■ WHAT TO WORK ON: Print the listing from its top line through the line containing "err_short_b = [0.0, 0.05, 0.04, 0.03, 0.03]", nothing more, and leave out the pictures.

■ DATASET CONTENT:
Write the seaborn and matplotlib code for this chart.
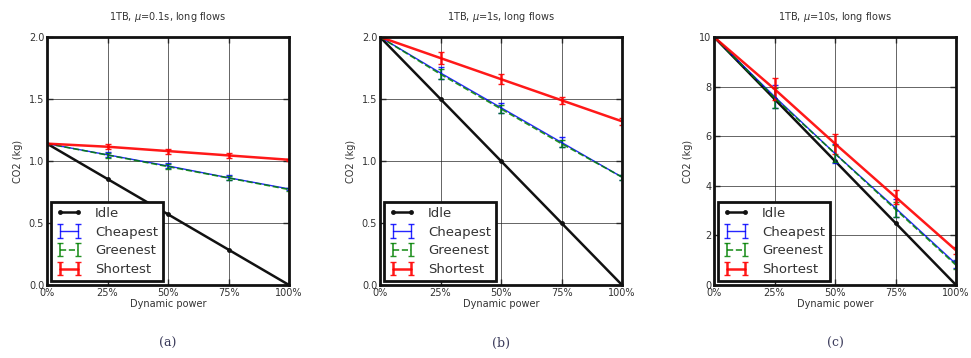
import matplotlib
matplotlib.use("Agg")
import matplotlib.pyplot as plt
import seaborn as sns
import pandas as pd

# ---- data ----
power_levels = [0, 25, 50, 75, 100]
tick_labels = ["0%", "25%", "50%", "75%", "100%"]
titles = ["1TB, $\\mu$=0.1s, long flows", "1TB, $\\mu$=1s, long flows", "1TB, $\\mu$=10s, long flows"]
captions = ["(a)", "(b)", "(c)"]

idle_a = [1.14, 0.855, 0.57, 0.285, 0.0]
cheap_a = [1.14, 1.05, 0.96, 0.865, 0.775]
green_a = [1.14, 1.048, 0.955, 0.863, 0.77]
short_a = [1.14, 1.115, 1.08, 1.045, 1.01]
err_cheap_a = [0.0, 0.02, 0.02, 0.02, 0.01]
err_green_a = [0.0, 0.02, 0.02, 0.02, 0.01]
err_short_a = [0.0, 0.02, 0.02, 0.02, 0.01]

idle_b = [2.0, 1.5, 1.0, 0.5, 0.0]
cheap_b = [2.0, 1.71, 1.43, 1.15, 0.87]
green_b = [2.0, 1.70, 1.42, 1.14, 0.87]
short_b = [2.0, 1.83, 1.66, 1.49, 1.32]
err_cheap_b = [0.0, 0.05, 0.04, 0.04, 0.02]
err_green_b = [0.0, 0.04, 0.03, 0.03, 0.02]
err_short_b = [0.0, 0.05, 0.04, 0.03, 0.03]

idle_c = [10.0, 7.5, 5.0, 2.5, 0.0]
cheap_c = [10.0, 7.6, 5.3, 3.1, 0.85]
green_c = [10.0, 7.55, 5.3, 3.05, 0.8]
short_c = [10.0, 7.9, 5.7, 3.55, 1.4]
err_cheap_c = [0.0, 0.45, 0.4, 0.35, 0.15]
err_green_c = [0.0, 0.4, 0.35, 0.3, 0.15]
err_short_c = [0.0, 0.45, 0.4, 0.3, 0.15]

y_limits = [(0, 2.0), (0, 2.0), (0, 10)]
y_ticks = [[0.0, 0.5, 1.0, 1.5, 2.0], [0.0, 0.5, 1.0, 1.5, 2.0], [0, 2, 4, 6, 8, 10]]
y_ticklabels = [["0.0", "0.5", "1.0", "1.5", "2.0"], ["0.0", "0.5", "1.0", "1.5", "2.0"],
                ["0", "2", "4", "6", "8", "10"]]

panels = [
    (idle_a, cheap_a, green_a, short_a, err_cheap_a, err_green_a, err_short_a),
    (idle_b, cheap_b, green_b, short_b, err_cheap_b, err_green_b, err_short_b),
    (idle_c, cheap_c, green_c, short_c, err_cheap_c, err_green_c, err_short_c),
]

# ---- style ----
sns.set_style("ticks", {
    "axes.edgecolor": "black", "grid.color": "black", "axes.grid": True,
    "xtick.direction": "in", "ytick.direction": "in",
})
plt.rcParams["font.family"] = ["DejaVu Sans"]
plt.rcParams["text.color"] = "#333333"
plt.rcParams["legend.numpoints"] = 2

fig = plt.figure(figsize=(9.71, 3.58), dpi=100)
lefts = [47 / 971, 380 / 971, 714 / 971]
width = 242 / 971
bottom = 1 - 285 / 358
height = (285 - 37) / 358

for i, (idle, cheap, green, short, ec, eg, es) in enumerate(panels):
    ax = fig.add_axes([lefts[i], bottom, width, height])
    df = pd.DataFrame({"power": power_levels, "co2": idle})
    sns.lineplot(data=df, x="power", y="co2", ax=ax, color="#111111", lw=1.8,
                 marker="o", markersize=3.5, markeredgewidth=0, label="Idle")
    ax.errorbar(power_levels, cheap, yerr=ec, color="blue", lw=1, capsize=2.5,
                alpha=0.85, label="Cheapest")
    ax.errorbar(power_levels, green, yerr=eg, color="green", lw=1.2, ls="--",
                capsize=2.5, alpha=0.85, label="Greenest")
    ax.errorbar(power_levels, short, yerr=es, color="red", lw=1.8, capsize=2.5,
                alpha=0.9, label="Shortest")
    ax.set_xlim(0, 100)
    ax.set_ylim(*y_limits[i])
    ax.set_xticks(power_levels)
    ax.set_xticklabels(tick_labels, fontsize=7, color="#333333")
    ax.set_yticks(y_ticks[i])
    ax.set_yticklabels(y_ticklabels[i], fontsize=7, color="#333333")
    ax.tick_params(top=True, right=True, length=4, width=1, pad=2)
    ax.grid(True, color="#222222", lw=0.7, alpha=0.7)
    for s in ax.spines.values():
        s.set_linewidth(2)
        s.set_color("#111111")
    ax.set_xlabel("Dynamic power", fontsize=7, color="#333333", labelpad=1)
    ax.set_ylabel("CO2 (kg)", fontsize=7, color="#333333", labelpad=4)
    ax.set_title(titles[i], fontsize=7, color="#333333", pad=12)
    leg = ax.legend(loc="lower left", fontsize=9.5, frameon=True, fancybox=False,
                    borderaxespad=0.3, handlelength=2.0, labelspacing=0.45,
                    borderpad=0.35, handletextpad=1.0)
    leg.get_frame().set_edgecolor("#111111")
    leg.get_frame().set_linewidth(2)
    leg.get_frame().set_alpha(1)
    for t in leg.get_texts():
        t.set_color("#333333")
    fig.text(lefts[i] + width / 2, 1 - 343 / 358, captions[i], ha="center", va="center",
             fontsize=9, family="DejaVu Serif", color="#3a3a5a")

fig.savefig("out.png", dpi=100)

■ EXPECTED OUTPUT:
Write the seaborn and matplotlib code for this chart.
import matplotlib
matplotlib.use("Agg")
import matplotlib.pyplot as plt
import seaborn as sns
import pandas as pd

# ---- data ----
power_levels = [0, 25, 50, 75, 100]
tick_labels = ["0%", "25%", "50%", "75%", "100%"]
titles = ["1TB, $\\mu$=0.1s, long flows", "1TB, $\\mu$=1s, long flows", "1TB, $\\mu$=10s, long flows"]
captions = ["(a)", "(b)", "(c)"]

idle_a = [1.14, 0.855, 0.57, 0.285, 0.0]
cheap_a = [1.14, 1.05, 0.96, 0.865, 0.775]
green_a = [1.14, 1.048, 0.955, 0.863, 0.77]
short_a = [1.14, 1.115, 1.08, 1.045, 1.01]
err_cheap_a = [0.0, 0.02, 0.02, 0.02, 0.01]
err_green_a = [0.0, 0.02, 0.02, 0.02, 0.01]
err_short_a = [0.0, 0.02, 0.02, 0.02, 0.01]

idle_b = [2.0, 1.5, 1.0, 0.5, 0.0]
cheap_b = [2.0, 1.71, 1.43, 1.15, 0.87]
green_b = [2.0, 1.70, 1.42, 1.14, 0.87]
short_b = [2.0, 1.83, 1.66, 1.49, 1.32]
err_cheap_b = [0.0, 0.05, 0.04, 0.04, 0.02]
err_green_b = [0.0, 0.04, 0.03, 0.03, 0.02]
err_short_b = [0.0, 0.05, 0.04, 0.03, 0.03]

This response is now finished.